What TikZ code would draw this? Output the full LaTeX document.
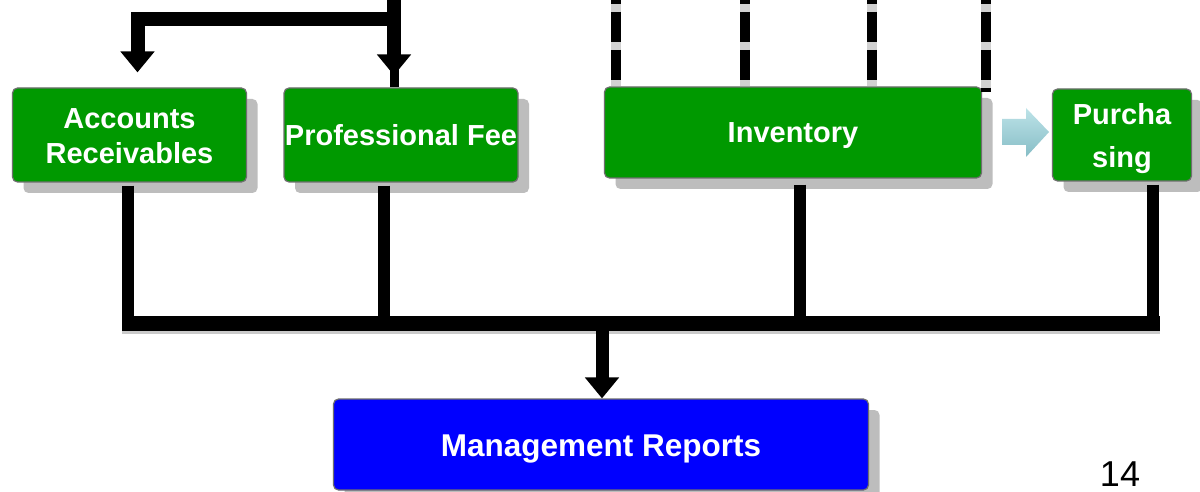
* * *
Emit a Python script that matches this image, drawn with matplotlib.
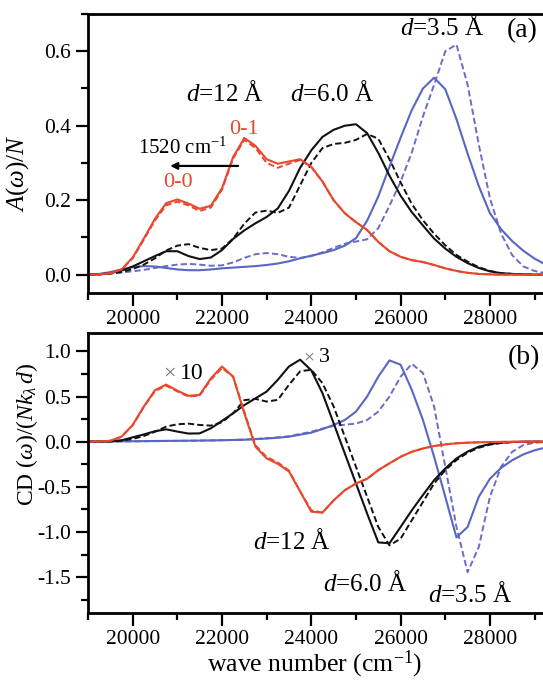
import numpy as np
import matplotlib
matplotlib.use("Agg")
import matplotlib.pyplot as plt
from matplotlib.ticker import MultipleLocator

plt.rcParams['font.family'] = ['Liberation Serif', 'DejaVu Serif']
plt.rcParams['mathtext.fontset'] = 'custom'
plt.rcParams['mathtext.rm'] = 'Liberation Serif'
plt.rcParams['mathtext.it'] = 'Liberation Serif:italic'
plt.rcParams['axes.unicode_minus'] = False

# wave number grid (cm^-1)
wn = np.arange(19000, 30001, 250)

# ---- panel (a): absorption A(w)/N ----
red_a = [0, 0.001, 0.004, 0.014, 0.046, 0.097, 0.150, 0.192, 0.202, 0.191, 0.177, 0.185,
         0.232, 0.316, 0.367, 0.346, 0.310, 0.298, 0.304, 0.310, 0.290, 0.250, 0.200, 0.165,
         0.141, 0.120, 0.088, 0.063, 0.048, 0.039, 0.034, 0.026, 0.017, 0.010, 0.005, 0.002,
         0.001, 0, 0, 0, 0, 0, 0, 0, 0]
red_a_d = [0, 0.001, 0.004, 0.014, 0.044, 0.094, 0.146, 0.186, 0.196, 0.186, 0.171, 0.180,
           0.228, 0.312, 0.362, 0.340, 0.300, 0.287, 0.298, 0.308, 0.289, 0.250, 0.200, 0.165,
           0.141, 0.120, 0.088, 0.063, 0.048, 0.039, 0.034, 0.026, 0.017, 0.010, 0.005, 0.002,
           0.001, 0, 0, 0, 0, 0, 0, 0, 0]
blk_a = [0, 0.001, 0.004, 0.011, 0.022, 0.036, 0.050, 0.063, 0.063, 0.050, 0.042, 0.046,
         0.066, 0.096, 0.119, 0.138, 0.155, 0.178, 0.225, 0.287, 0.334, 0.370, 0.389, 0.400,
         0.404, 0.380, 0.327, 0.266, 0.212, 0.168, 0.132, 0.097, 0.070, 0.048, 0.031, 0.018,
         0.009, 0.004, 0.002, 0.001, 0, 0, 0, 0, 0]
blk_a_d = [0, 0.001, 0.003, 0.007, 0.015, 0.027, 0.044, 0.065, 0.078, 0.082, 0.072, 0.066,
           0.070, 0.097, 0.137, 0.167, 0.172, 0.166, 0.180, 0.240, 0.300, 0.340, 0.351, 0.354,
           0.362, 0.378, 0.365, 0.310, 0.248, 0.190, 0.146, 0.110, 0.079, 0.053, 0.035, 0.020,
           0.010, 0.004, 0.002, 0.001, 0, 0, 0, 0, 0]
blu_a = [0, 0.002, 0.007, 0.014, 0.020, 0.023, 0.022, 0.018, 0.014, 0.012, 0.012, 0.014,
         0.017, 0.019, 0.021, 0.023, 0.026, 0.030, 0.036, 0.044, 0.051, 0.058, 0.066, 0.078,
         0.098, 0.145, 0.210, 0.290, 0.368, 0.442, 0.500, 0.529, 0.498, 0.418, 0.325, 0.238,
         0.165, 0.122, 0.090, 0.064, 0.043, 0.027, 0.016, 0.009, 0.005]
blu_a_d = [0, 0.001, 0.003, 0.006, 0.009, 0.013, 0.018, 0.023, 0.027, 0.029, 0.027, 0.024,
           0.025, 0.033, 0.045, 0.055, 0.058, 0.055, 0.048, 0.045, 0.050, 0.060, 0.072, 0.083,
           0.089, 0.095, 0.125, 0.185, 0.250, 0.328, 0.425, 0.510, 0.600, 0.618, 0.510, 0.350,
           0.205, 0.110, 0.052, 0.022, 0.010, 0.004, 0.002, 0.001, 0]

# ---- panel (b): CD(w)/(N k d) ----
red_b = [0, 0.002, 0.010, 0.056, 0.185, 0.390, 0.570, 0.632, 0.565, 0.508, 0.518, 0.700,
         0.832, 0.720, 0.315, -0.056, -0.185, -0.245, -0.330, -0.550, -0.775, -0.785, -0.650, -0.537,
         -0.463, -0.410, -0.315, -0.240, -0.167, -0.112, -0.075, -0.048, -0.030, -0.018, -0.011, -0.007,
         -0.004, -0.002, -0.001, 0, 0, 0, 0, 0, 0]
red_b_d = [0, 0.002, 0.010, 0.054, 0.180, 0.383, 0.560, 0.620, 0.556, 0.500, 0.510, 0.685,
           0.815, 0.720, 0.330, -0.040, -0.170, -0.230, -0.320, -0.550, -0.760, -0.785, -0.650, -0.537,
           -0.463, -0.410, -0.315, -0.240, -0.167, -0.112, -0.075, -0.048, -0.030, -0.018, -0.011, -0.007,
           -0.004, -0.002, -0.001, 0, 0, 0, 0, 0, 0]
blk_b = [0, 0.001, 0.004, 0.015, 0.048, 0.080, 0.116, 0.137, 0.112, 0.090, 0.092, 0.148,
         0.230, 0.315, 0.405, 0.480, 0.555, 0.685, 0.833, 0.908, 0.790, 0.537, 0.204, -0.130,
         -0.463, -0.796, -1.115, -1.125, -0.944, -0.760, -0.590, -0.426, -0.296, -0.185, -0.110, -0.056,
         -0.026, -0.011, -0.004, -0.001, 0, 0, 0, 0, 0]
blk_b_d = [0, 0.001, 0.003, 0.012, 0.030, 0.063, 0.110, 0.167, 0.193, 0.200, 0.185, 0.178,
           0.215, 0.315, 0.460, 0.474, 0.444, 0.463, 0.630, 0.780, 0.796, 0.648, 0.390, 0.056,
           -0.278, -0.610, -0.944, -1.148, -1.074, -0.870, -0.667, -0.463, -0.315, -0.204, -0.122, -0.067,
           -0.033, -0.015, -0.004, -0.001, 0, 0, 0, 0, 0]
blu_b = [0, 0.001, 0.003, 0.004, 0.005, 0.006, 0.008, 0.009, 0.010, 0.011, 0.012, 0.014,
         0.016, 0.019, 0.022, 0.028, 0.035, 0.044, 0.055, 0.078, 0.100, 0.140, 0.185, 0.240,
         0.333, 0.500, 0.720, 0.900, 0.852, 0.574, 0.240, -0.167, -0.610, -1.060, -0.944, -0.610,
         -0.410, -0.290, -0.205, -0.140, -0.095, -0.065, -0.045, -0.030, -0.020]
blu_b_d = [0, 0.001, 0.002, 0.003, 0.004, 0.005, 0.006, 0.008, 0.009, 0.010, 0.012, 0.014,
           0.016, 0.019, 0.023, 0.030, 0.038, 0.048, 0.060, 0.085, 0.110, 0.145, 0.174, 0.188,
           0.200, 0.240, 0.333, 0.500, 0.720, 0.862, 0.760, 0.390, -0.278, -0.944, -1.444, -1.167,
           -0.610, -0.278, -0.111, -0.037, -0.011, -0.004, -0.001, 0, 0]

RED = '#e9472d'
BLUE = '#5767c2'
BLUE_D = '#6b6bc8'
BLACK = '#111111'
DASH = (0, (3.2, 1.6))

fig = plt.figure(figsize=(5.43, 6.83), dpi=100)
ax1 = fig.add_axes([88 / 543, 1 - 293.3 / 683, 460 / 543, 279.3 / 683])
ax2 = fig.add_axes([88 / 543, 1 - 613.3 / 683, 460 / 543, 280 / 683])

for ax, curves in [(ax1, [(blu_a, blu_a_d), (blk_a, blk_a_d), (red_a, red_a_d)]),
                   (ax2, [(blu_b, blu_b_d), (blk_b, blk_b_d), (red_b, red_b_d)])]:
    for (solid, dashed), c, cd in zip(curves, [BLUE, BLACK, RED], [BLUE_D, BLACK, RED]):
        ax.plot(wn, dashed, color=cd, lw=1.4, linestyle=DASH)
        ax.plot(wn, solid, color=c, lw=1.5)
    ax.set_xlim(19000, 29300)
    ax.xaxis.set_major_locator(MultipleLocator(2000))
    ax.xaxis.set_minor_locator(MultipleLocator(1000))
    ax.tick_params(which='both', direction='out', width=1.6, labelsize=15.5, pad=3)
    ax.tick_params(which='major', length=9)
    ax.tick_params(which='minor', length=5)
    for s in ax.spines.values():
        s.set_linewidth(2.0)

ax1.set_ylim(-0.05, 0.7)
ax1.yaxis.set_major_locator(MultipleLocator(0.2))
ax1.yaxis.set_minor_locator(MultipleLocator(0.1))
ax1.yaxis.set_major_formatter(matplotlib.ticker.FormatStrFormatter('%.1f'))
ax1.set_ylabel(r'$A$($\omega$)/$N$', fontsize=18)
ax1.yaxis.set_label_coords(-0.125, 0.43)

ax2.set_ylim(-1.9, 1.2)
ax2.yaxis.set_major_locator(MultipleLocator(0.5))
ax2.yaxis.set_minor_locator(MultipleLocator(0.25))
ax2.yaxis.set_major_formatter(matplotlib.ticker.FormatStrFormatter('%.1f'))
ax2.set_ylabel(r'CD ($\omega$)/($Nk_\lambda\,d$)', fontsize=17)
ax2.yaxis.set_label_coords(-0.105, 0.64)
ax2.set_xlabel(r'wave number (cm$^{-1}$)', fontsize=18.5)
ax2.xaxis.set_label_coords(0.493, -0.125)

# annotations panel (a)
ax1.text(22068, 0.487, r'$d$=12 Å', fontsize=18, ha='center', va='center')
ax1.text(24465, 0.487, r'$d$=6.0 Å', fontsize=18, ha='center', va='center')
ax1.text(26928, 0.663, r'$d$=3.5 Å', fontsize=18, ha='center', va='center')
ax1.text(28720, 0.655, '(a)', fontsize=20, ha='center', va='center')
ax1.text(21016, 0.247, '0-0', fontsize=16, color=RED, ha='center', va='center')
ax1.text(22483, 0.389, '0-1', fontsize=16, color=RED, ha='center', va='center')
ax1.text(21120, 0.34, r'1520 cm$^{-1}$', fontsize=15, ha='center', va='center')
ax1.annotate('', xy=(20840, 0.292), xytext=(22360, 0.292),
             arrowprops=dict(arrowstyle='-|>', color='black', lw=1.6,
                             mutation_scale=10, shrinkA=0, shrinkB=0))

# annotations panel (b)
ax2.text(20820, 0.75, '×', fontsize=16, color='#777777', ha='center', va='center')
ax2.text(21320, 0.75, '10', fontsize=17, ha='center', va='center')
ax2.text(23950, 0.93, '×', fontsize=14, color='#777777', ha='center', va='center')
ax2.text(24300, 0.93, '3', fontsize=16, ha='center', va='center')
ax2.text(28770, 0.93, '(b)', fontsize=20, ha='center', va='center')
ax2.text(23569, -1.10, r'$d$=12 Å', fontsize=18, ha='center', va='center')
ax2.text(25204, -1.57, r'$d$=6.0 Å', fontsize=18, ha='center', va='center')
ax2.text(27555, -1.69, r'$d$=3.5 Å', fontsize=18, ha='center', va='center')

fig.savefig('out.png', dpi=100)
...
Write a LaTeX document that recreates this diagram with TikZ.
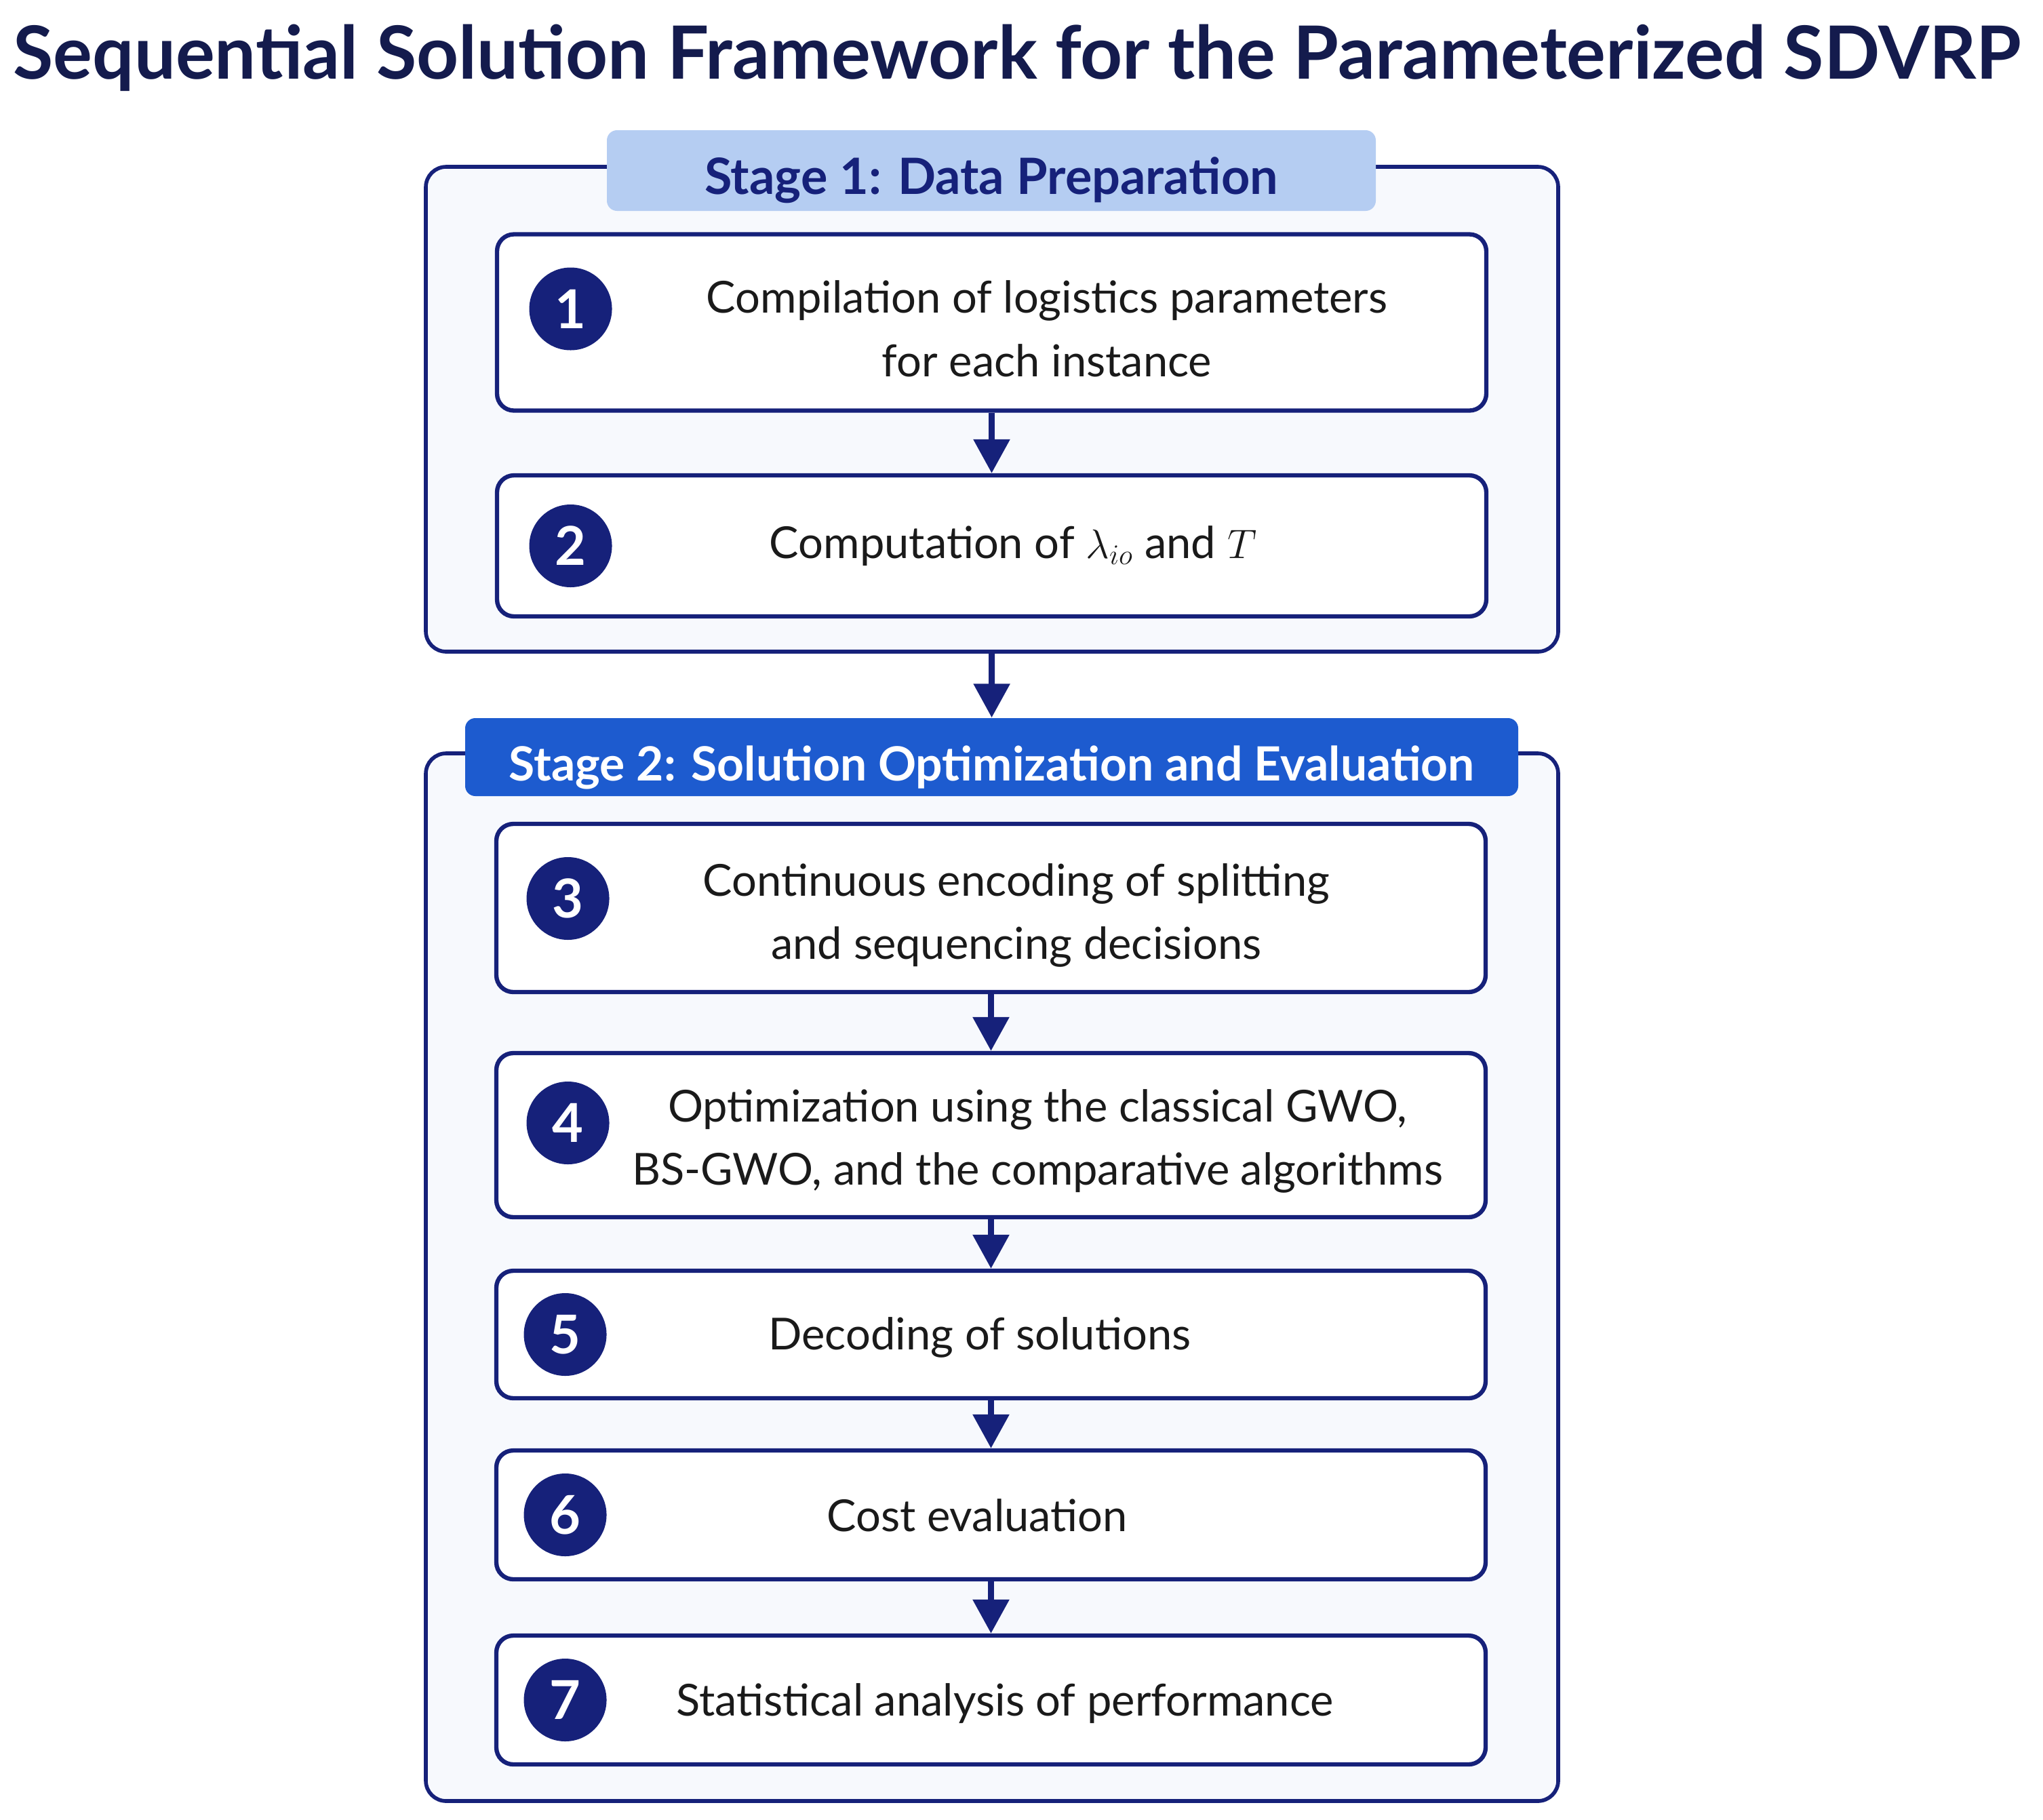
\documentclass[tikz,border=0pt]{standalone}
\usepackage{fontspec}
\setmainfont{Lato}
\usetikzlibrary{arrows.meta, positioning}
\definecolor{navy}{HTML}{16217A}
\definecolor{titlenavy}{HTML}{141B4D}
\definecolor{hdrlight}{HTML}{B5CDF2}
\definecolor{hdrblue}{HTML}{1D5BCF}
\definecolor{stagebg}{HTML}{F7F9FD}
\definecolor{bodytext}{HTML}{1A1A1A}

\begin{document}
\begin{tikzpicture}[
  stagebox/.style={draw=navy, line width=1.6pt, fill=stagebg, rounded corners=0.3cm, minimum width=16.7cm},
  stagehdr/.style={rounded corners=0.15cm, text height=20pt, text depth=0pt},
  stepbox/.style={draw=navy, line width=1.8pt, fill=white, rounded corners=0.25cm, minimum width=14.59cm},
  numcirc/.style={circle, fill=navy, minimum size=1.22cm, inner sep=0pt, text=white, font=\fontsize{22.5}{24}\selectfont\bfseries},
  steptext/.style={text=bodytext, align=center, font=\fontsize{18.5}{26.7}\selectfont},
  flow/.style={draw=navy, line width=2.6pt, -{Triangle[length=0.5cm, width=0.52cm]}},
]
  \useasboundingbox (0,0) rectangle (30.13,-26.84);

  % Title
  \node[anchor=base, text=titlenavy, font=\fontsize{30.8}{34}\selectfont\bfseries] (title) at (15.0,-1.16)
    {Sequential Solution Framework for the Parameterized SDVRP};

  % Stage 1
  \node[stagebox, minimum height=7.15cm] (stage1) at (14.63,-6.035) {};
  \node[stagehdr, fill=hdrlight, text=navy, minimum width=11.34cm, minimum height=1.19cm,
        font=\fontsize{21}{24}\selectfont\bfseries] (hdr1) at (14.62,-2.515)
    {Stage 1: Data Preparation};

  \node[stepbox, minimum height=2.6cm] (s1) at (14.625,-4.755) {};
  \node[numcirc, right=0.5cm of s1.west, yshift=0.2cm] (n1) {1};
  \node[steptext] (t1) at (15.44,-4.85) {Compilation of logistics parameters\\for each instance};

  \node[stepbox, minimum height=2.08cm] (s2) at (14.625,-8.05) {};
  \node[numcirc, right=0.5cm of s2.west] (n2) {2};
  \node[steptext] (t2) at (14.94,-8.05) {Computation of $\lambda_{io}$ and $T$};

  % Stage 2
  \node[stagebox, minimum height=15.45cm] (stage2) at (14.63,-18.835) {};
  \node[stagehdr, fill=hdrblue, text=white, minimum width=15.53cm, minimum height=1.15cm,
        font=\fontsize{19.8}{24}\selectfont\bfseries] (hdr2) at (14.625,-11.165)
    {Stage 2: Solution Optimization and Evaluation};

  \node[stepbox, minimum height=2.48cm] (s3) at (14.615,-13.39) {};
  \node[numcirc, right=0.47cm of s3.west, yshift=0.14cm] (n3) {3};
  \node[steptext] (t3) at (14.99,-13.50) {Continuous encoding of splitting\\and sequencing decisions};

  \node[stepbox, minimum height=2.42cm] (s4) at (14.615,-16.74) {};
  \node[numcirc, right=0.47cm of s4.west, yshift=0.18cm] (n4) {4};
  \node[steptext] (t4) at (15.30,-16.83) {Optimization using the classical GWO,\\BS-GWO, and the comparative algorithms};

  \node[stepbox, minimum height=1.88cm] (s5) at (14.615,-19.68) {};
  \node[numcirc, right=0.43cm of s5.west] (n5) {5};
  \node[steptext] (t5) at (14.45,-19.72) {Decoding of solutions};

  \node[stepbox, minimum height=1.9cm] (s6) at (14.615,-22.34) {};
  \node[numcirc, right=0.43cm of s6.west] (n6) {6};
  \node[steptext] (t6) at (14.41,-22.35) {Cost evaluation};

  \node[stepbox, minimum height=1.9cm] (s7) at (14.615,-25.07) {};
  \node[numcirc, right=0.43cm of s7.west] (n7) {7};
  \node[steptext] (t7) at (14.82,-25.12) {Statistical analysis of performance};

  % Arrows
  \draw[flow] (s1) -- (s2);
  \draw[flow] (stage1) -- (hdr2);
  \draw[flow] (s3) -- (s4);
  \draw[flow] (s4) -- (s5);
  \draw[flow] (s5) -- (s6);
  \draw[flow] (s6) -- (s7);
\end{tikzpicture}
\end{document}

_WHAT TO PRODUCE_
Collect the complete line wherever the string "that" appears in the records.

_TASK SOLUTION_
Emit a Python script that matches this image, drawn with matplotlib.
Write a LaTeX document that recreates this diagram with TikZ.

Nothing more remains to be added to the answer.